Micro-Mechanics (Holdings) Ltd (SGX: 5DD) designs, manufactures, and markets high precision parts and tools that are used in the semiconductor industry.

At the current price of S$1.78 (at the time of writing), the company’s stock is trading at 28% lower than its 52-week intraday high of S$2.48. This captured my attention and got me interested in finding out more about the company. In particular, I wanted to understand: Does it have a high-quality business?

This question is important. If Micro-Mechanics has a high-quality business, its current low stock price could be an investment opportunity. Unfortunately, there’s no easy answer to the question. But, a simple metric can help shed some light on the question: the return on invested capital (ROIC).

A brief introduction to the ROIC

In a previous article of mine, I explained how the ROIC can be used to evaluate the quality of a business.

The simple idea behind ROIC is that a business with a higher ROIC requires less capital to generate a profit, and it thus gives investors a higher return per dollar that is invested in the business.

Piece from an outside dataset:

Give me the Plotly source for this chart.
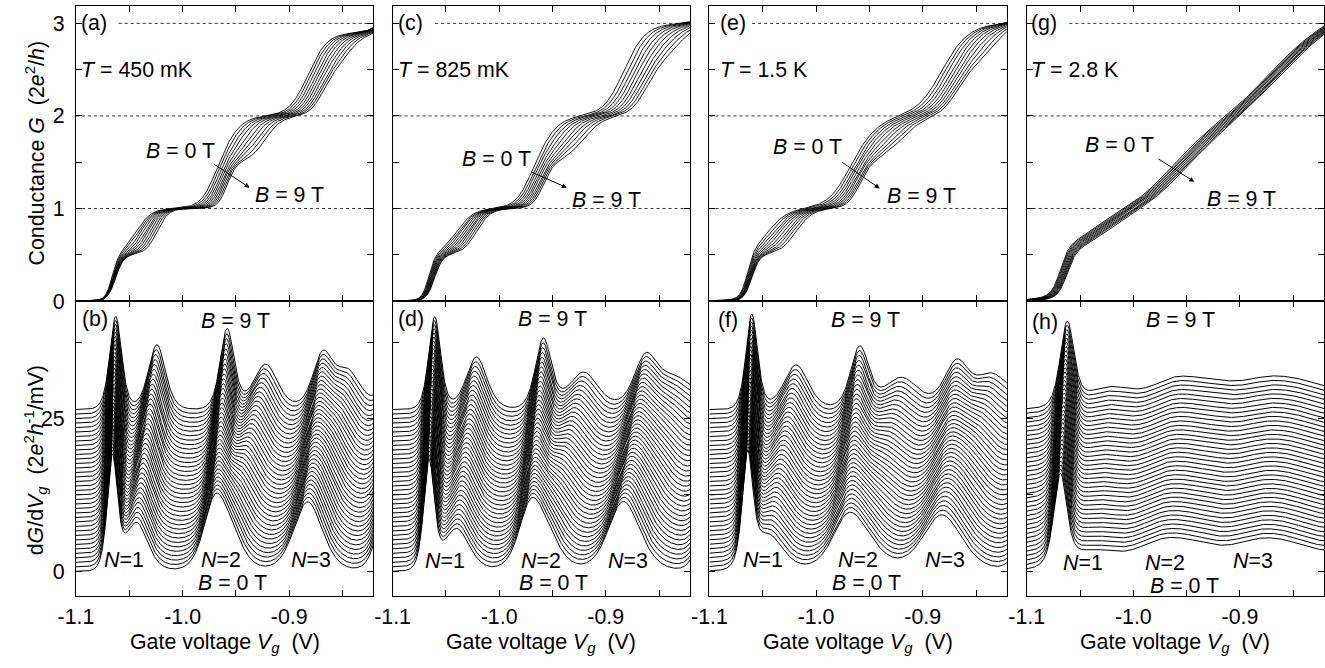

High-quality businesses tend to have high ROICs while the reverse is true – a low ROIC is often associated with a low-quality business.

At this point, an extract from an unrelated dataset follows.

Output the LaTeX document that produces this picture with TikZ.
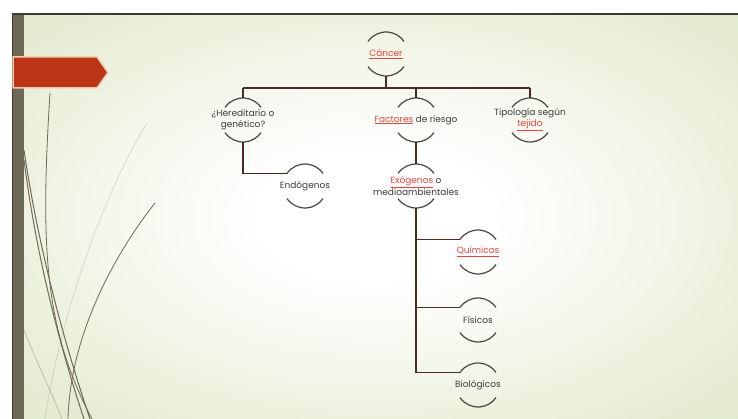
\documentclass[tikz,border=0pt]{standalone}
\usepackage{fontspec}
\setmainfont{Poppins}
\definecolor{bgg}{HTML}{DDE6C3}
\definecolor{barcol}{HTML}{6E6856}
\definecolor{bordercol}{HTML}{3A3A36}
\definecolor{bannerfill}{HTML}{BE3418}
\definecolor{bannerglow}{HTML}{F3CDB0}
\definecolor{curvecol}{HTML}{6F6A55}
\definecolor{arccol}{HTML}{4E4540}
\definecolor{conncol}{HTML}{4A2C24}
\definecolor{txtcol}{HTML}{3C3C3C}
\definecolor{redt}{HTML}{E8453C}
\pgfdeclareradialshading{slidebg}{\pgfpoint{0bp}{0bp}}{color(0bp)=(white); color(8bp)=(white); color(40bp)=(bgg); color(50bp)=(bgg)}
\newcommand{\rl}[1]{{\color{redt}\underline{#1}}}
\newcommand{\halfc}[1]{%
  \draw[arcst] (#1.145) arc[start angle=145,end angle=35,radius=22pt];
  \draw[arcst] (#1.215) arc[start angle=215,end angle=325,radius=22pt];}
\tikzset{
  ring/.style={circle,minimum size=44pt,inner sep=0pt,outer sep=0pt},
  lbl/.style={align=center,inner sep=0pt,text=txtcol,font=\fontsize{9}{11}\selectfont},
  arcst/.style={draw=arccol,line width=1.2pt},
  conn/.style={draw=conncol,line width=1.1pt},
  curve/.style={draw=curvecol,line width=0.8pt}
}
\begin{document}
\begin{tikzpicture}[x=1pt,y=1pt]
\useasboundingbox (0,0) rectangle (738,-419);
\fill[white] (0,0) rectangle (738,-419);
\shade[shading=slidebg] (12,-14) rectangle (738,-419);
% decorative curves
\draw[curve,opacity=0.2] (147,-123) .. controls (100,-200) and (60,-320) .. (45,-419);
\draw[curve,opacity=0.35] (24,-330) .. controls (40,-370) and (55,-400) .. (62,-419);
\draw[curve] (50,-93) .. controls (40,-250) and (45,-330) .. (92,-419);
\draw[curve,line width=1pt] (24,-150) .. controls (40,-260) and (70,-360) .. (90,-419);
\draw[curve,line width=1pt] (24,-160) .. controls (38,-270) and (66,-365) .. (84,-419);
\draw[curve] (155,-203) .. controls (110,-260) and (70,-340) .. (68,-419);
% slide frame
\fill[barcol] (12,-14) rectangle (24,-419);
\draw[bordercol,line width=1.2pt] (12,-14) -- (738,-14);
\draw[bordercol,line width=1pt] (12,-14) -- (12,-419);
% banner
\draw[bannerglow,line width=1.5pt,fill=bannerfill] (13,-57) -- (97,-57) -- (108,-72.5) -- (97,-88) -- (13,-88) -- cycle;
% rings
\node[ring] (can) at (386,-54) {};
\node[ring] (her) at (243,-120) {};
\node[ring] (fac) at (416,-120) {};
\node[ring] (tip) at (530,-120) {};
\node[ring] (endo) at (305,-186) {};
\node[ring] (exo) at (416,-186) {};
\node[ring] (qui) at (478,-252) {};
\node[ring] (fis) at (478,-320) {};
\node[ring] (bio) at (478,-385) {};
\foreach \n in {can,her,fac,tip,endo,exo,qui,fis,bio}{\halfc{\n}}
% labels
\node[lbl] (cant) at (can) {\rl{Cáncer}};
\node[lbl] (hert) at (her) {¿Hereditario o\\genético?};
\node[lbl] (fact) at (fac) {\rl{Factores} de riesgo};
\node[lbl] (tipt) at (tip) {Tipología según\\\rl{tejido}};
\node[lbl] (endot) at (endo) {Endógenos};
\node[lbl] (exot) at (exo) {\rl{Exógenos} o\\medioambientales};
\node[lbl] (quit) at (qui) {\rl{Químicos}};
\node[lbl] (fist) at (fis) {Físicos};
\node[lbl] (biot) at (bio) {Biológicos};
% connectors
\coordinate (bar) at (386,-88);
\draw[conn] (can.south) -- (can.south |- bar);
\draw[conn] (her.north |- bar) -- (tip.north |- bar);
\draw[conn] (her.north |- bar) -- (her.north);
\draw[conn] (fac.north |- bar) -- (fac.north);
\draw[conn] (tip.north |- bar) -- (tip.north);
\draw[conn] (her.south) |- (endo.145);
\draw[conn] (fac.south) -- (exo.north);
\draw[conn] (exo.south) |- (bio.145);
\draw[conn] (exo.south |- qui.145) -- (qui.145);
\draw[conn] (exo.south |- fis.145) -- (fis.145);
\end{tikzpicture}
\end{document}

You can see how the math works for the ROIC in the formula above.

Micro-Mechanics’ ROIC

The table below shows how Micro-Mechanics’ ROIC looks like. I had used numbers from its fiscal year ended 30 June 2018 (FY2018).

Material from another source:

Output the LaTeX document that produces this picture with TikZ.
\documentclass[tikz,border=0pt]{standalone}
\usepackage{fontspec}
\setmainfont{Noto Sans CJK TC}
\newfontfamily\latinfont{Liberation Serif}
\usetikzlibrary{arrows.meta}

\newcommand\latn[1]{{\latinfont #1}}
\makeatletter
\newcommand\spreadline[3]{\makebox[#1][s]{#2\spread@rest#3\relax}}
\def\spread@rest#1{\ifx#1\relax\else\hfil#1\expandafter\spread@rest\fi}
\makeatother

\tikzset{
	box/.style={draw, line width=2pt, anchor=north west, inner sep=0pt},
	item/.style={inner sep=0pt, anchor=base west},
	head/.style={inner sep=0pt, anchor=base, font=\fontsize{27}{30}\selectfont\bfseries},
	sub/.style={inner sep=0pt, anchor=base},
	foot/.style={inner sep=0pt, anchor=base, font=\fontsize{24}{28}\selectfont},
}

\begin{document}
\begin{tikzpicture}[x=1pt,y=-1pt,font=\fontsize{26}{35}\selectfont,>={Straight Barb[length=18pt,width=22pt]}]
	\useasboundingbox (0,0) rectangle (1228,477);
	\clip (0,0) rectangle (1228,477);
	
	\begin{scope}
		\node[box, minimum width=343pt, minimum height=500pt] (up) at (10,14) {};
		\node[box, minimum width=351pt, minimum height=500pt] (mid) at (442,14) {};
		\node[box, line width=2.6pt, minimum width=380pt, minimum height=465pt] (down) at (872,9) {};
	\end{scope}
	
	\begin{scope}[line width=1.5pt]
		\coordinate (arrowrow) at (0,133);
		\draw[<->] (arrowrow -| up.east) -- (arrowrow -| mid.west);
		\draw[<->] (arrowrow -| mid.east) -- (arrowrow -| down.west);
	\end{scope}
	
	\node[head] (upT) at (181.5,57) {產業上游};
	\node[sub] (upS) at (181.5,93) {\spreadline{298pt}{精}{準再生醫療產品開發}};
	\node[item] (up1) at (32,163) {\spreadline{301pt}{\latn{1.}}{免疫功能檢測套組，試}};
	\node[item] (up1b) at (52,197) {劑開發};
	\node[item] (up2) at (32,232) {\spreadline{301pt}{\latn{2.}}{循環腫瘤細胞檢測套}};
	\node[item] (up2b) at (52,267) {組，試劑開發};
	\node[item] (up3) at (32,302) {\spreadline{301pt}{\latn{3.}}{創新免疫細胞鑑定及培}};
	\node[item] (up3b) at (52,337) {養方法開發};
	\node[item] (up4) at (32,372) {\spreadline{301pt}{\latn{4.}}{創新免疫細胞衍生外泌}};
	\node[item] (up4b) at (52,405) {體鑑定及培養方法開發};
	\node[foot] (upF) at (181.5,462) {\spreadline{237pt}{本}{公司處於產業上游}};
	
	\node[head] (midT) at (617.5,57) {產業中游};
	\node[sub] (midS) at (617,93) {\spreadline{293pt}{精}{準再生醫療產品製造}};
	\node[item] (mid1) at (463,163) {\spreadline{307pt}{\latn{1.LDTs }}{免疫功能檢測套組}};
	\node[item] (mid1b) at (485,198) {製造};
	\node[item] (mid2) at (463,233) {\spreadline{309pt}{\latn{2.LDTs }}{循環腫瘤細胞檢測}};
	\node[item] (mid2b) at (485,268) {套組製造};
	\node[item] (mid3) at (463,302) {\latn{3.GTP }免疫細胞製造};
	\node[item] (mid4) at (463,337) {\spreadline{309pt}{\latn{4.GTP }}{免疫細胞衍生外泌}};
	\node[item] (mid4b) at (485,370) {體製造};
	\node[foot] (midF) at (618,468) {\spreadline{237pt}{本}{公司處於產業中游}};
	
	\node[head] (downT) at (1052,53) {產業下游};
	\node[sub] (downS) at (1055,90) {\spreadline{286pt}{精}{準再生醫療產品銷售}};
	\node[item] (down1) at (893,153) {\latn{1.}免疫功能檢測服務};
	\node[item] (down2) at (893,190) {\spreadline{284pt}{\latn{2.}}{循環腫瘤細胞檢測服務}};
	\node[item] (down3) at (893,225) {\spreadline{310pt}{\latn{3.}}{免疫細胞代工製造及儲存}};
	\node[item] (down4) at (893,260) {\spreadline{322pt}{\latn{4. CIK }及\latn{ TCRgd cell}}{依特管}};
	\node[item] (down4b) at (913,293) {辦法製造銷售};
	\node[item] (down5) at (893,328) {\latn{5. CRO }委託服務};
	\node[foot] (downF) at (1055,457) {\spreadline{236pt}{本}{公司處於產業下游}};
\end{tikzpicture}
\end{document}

Source: Micro-Mechanics’ Financial Statements

In FY2018, Micro-Mechanics generated a ROIC of 51%. This means that for every dollar of capital invested in the business, Micro-Mechanics earned 51 cents in profit. The company’s ROIC of 51% is on the top quartile, based on the ROICs of many other companies I have studied in the past. This suggests that Micro-Mechanics has a high-quality business.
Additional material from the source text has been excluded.